The first 500 air cleaners are expected to arrive in March, with the remaining 4,500 to be delivered by June. They will be used in targeted areas within some schools in the coming months, the Minister said.
“To help schools identify classrooms and other spaces which get good levels of fresh air flow and those that don’t, schools will receive a ventilation self-assessment toolkit with a portable CO2 monitor they can use to help identify areas of concern and the right approaches to improve ventilation.”
“These 2,500 portable CO2 monitors are in addition to more than 8,000 Internal Environment Monitors which are already in, or will soon be deployed, in schools early this year.
“I ask any school with concerns about ventilation to reach out to the Ministry of Education for support,” he said.
The Minister said early observations of a joint study between NIWA and the Ministry of Education support opening windows and doors as the best way to boost the flow of fresh air in classrooms.
“It says that good ventilation removes air from inside and replaces it with clean air from outside, preventing the build-up of potentially contaminated air. The level of CO2 in a space is a good indicator of the freshness of the air.”
“This aligns with the advice and views of international experts – that is that there is no substitute for fresh air flow.

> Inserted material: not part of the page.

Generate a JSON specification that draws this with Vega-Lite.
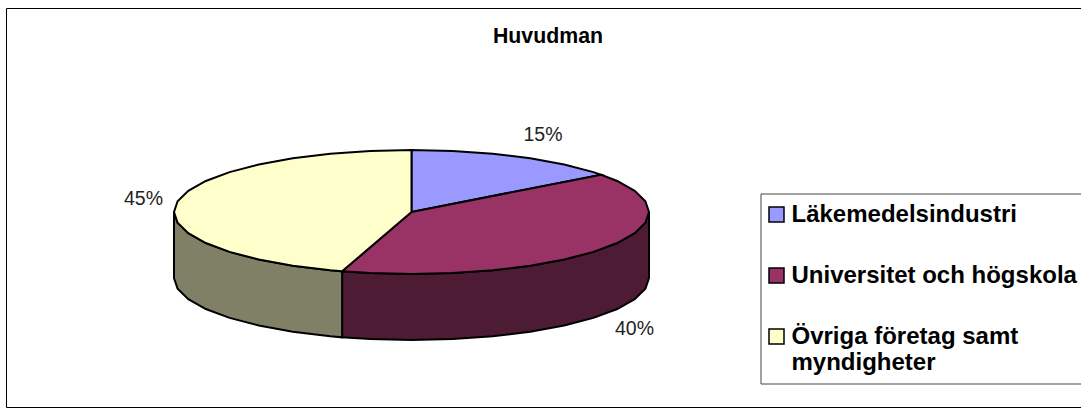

“During the study there were days when opening doors and windows was less effective – for example when there was no outdoor breeze, or when it rained and schools were not able to open windows and doors as often. We know there will be cases where schools need to supplement existing natural ventilation.
“It’s important we keep our tamariki as safe as possible, so in addition to the investment in portable air cleaners, the Ministry is also exploring simple systems to assist air quality and natural ventilation in schools,” Mr Hipkins said.